Advance tax payout by top cos grows just 2% in Sept quarter (BL 21.09.17)
The advance tax paid by top Mumbai-based companies in the September quarter has gone up by just 2% to ₹30,200 Cr against ₹29,600 Cr, largely due to uncertainty in GST regime, according to informed sources. In the last two quarters, the top-100 companies have remitted ₹46,800 Cr (₹45,200 Cr), an increase of 4% which reflects the stress in the economy. Corporates pay 15% of their estimated total tax liability in June quarter, 45% in September, 75% in December and the final tax outstanding in March. SBI paid marginally lower tax of ₹1,200 Cr (₹1,210 Cr) while Bank of Baroda and Central Bank of India payout reduced by 20% and 6% to ₹500 Cr (₹620 Cr) and ₹150 Cr (₹160 Cr). ICICI Bank and Kotak Mahindra Bank maintained their payment at last year’s level of ₹1,200 Cr and ₹460 Cr during this quarter. However, ICICI Bank’s overall remittance in this fiscal is down 5% at ₹1,800 Cr. IndusInd Bank payment was down 7% at ₹500 Cr. Housing Development and Finance Company paid ₹870 Cr (₹850 Cr). With tax payout of ₹3,000 Cr (₹2,600 Cr), Reliance Industries retained its top slot even while public sector refiners IOC cut its payment by 18% to ₹1,000 Cr.
Banks Likely to Reject Essar Steel's Demand for Working Cap Loans (ET 21.09.17)

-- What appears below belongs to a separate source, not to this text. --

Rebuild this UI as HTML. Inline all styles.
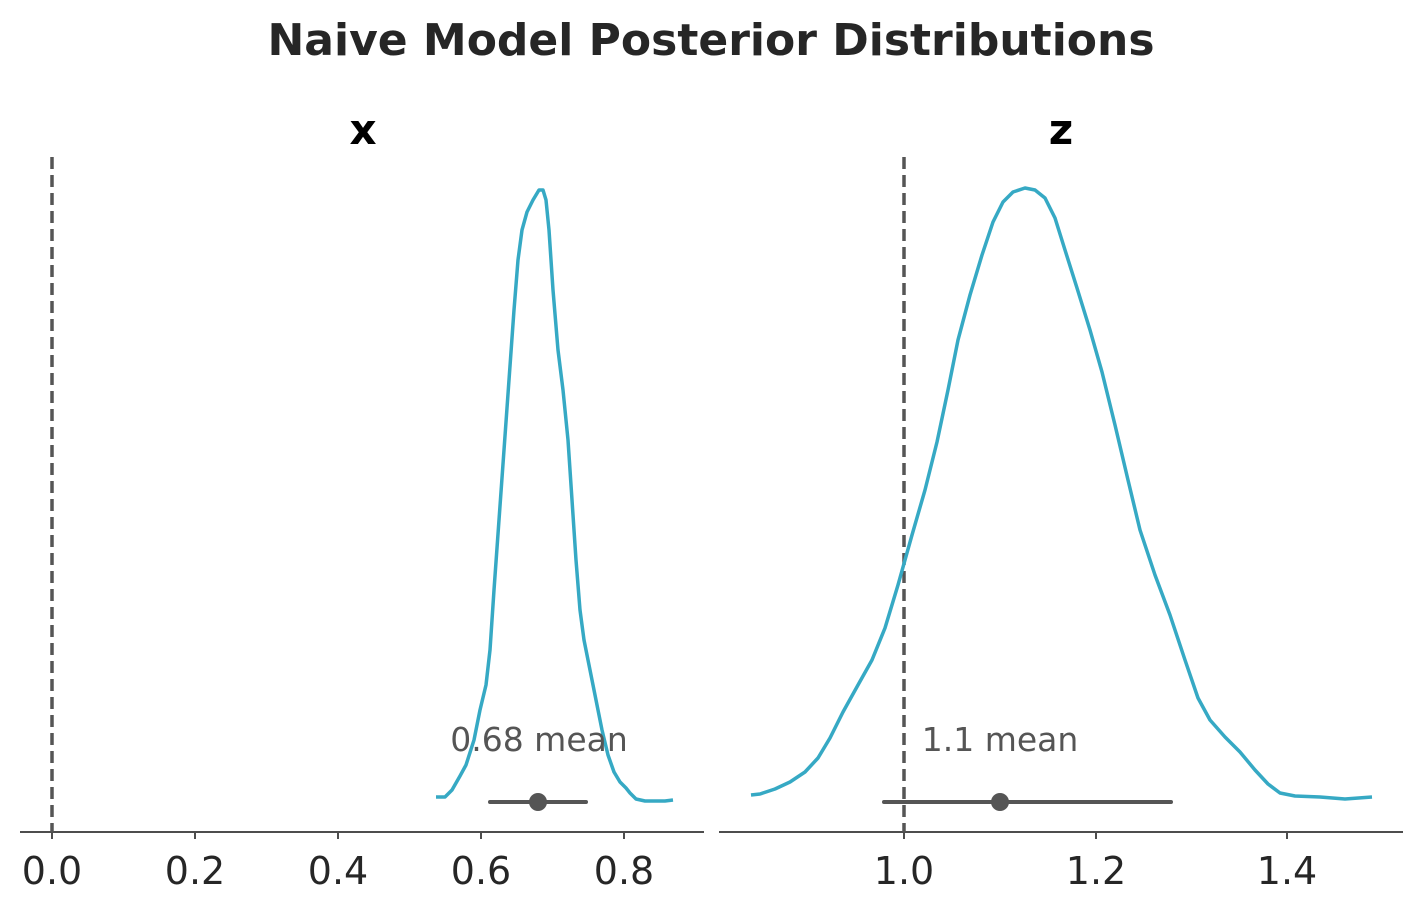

Banks are likely to reject bankruptcy-facing Essar Steel's demand for 1,000 Cr of working capital loans as the lenders are easing the other monetary restrictions they imposed on the company to safeguard their interests, said two people familiar with the developments. Banks have decided to do away with the so called `tagging' of Essar Steel's account which has resulted in restricted flow of funds to the company from its businesses, said those people. The move, though it deprives of fresh loans to the beleaguered steel maker, it could release as much 3,120 Cr of additional fund annually which may be sufficient to keep the plants running as the company works its way out of the bankruptcy. Tagging is a practice that banks follow where they forcibly withhold a proportion of the sale proceeds of a defaulted company which comes up during its normal course of business. Banks release funds for the company's use only after taking a share of what is due to them. Banks, led by State Bank of India, have initiated corporate insolvency proceedings against Essar Steel on August 2 after they faced severe resistance from the company. Lenders have an exposure of 45,655 Cr to the company and every month a sum was 260 Cr was deducted as `tagging' by banks. According to the lenders, under the new recovery law, the Insolvency and Bankruptcy Code, banks are not allowed to tag an account. This is one of the reasons why banks are reluctant to give additional loan even as the RBI has allowed banks to classify the fresh loan as standard assets, said a bank official.